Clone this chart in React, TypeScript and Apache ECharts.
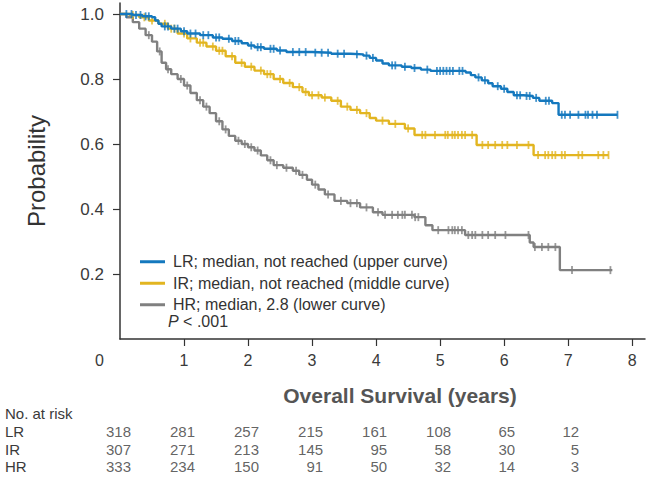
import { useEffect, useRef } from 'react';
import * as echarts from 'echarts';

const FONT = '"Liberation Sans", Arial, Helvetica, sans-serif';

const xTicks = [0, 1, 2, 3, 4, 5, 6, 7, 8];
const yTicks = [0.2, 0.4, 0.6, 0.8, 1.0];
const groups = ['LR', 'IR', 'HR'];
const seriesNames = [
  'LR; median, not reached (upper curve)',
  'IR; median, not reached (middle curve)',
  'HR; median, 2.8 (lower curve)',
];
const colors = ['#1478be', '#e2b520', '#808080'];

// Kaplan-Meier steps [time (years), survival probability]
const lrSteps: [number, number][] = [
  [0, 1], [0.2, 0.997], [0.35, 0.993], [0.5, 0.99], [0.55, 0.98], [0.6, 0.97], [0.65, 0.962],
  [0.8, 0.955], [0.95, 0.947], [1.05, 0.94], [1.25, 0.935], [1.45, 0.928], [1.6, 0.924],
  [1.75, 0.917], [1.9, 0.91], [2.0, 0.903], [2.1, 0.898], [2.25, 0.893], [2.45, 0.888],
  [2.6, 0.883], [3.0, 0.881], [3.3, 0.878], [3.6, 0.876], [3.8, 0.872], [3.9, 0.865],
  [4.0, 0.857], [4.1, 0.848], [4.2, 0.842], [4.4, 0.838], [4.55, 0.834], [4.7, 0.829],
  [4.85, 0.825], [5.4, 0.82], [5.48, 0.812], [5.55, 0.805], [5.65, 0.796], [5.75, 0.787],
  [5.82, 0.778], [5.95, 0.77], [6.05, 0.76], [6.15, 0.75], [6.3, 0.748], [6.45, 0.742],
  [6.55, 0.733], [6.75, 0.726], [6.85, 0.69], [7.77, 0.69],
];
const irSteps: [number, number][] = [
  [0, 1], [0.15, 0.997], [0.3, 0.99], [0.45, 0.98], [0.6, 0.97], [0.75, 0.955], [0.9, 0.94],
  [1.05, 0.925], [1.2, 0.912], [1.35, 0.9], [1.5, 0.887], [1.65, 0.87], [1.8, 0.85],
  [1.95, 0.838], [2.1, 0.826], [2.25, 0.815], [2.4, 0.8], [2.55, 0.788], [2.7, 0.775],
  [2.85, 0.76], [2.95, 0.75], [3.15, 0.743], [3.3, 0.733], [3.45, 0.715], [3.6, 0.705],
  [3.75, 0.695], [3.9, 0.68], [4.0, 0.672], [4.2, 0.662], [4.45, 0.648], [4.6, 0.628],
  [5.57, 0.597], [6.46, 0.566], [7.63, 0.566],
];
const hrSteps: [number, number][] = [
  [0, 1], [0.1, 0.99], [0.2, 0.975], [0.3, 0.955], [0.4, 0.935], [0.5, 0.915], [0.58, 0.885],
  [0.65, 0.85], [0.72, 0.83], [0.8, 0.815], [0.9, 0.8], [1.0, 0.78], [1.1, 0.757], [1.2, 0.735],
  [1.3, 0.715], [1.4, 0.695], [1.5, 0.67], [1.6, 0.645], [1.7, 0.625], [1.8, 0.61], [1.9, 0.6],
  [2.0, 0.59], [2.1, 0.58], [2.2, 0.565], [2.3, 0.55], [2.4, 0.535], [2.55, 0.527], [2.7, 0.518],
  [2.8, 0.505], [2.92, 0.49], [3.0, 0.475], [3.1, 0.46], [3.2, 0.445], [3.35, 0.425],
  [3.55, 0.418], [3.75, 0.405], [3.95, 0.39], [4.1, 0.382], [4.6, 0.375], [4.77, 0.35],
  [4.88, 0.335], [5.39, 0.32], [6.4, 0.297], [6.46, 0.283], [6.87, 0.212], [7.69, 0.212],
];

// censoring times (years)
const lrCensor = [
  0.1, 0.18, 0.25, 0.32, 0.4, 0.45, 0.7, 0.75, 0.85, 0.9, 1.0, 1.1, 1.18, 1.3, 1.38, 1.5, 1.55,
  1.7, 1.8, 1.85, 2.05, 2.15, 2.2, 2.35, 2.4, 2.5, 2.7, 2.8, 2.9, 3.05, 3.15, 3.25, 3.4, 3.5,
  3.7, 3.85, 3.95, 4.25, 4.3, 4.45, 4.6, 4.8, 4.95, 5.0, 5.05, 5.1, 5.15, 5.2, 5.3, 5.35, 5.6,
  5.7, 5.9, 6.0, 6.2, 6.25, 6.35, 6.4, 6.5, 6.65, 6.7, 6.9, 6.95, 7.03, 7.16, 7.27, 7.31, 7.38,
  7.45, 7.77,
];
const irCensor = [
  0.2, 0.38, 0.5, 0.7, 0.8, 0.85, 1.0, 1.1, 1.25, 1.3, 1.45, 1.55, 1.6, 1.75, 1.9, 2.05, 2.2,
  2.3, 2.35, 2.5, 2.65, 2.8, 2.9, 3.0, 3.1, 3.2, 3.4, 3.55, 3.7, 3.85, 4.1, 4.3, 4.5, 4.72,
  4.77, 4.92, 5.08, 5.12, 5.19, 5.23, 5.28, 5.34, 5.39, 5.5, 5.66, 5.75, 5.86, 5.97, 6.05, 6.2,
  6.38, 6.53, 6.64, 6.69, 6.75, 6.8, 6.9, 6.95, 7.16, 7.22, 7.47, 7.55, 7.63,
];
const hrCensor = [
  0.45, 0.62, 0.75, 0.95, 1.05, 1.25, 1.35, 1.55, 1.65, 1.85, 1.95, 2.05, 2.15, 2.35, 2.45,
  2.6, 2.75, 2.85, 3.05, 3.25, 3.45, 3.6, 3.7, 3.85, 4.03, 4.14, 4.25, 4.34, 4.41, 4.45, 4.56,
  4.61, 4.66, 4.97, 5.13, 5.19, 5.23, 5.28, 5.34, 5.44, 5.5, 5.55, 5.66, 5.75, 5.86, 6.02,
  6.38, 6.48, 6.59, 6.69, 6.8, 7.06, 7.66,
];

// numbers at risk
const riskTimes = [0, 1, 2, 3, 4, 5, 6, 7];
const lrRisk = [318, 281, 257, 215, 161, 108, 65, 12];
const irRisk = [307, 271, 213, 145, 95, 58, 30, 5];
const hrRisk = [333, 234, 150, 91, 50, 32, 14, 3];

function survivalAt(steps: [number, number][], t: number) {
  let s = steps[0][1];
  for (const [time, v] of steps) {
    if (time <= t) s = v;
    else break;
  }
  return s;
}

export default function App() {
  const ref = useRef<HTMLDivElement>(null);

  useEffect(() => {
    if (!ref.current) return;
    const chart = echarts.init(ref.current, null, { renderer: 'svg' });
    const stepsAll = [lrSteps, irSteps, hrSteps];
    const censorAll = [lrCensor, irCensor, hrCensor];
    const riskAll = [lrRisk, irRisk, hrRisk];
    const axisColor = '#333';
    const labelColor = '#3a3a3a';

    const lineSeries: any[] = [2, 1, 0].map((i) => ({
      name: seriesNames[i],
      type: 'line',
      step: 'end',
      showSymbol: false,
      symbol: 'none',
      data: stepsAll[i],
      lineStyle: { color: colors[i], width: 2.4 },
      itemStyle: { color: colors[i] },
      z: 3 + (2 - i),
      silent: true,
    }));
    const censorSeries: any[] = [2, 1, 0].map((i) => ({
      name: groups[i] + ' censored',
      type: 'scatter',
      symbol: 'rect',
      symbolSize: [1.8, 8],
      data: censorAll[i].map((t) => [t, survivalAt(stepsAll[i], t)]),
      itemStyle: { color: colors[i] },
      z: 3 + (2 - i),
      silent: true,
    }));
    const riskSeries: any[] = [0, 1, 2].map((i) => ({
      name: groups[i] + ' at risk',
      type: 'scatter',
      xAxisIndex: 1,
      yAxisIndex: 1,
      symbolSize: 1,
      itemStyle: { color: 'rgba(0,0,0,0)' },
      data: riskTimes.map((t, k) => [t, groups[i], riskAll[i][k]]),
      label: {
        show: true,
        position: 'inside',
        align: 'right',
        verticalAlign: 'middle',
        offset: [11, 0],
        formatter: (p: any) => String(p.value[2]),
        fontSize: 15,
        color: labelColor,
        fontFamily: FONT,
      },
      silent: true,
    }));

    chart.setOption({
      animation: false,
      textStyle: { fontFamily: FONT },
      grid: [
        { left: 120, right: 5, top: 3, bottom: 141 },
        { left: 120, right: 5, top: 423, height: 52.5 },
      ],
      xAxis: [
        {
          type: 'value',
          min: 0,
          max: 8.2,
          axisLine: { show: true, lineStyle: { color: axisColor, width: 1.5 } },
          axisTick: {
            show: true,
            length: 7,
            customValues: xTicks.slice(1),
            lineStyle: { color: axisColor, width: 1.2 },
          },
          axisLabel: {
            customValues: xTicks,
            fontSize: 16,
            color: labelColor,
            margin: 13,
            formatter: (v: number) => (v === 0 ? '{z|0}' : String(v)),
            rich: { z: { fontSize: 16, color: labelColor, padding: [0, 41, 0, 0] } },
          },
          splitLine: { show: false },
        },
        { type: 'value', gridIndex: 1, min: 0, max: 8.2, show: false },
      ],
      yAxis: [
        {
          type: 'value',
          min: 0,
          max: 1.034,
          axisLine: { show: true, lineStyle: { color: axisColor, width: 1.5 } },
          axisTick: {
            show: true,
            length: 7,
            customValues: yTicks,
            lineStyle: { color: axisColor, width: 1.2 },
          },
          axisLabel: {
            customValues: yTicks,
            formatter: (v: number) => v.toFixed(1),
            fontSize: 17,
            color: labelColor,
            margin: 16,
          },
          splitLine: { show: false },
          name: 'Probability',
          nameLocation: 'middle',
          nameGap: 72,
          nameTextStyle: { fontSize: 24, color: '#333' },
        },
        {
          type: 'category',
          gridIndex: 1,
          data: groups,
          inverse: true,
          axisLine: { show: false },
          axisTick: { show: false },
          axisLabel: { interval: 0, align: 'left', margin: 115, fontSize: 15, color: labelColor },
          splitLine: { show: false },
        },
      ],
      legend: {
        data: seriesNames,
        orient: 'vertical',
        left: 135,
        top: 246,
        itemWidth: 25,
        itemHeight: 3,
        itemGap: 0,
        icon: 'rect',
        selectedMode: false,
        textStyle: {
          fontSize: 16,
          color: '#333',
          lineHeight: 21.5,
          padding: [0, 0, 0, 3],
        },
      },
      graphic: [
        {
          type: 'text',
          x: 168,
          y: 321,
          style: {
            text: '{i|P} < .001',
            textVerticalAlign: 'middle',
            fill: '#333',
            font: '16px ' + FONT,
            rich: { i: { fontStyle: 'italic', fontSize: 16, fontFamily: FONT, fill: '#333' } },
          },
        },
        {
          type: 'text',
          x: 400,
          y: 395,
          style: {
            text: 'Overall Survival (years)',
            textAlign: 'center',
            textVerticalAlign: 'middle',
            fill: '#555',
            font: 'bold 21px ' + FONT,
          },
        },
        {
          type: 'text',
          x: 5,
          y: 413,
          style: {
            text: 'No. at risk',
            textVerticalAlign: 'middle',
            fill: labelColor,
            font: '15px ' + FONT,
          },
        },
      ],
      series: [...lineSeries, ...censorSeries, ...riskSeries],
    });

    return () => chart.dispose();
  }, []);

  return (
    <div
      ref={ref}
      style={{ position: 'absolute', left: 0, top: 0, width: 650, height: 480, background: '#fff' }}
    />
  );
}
########################################
PROMPT ▸ Return the material line for line, from its beginning to the line that contains "const colors = ['#1478be', '#e2b520', '#808080'];", with the pictures left out.

RESPONSE TO THE TASK ▸
Clone this chart in React, TypeScript and Apache ECharts.
import { useEffect, useRef } from 'react';
import * as echarts from 'echarts';

const FONT = '"Liberation Sans", Arial, Helvetica, sans-serif';

const xTicks = [0, 1, 2, 3, 4, 5, 6, 7, 8];
const yTicks = [0.2, 0.4, 0.6, 0.8, 1.0];
const groups = ['LR', 'IR', 'HR'];
const seriesNames = [
  'LR; median, not reached (upper curve)',
  'IR; median, not reached (middle curve)',
  'HR; median, 2.8 (lower curve)',
];
const colors = ['#1478be', '#e2b520', '#808080'];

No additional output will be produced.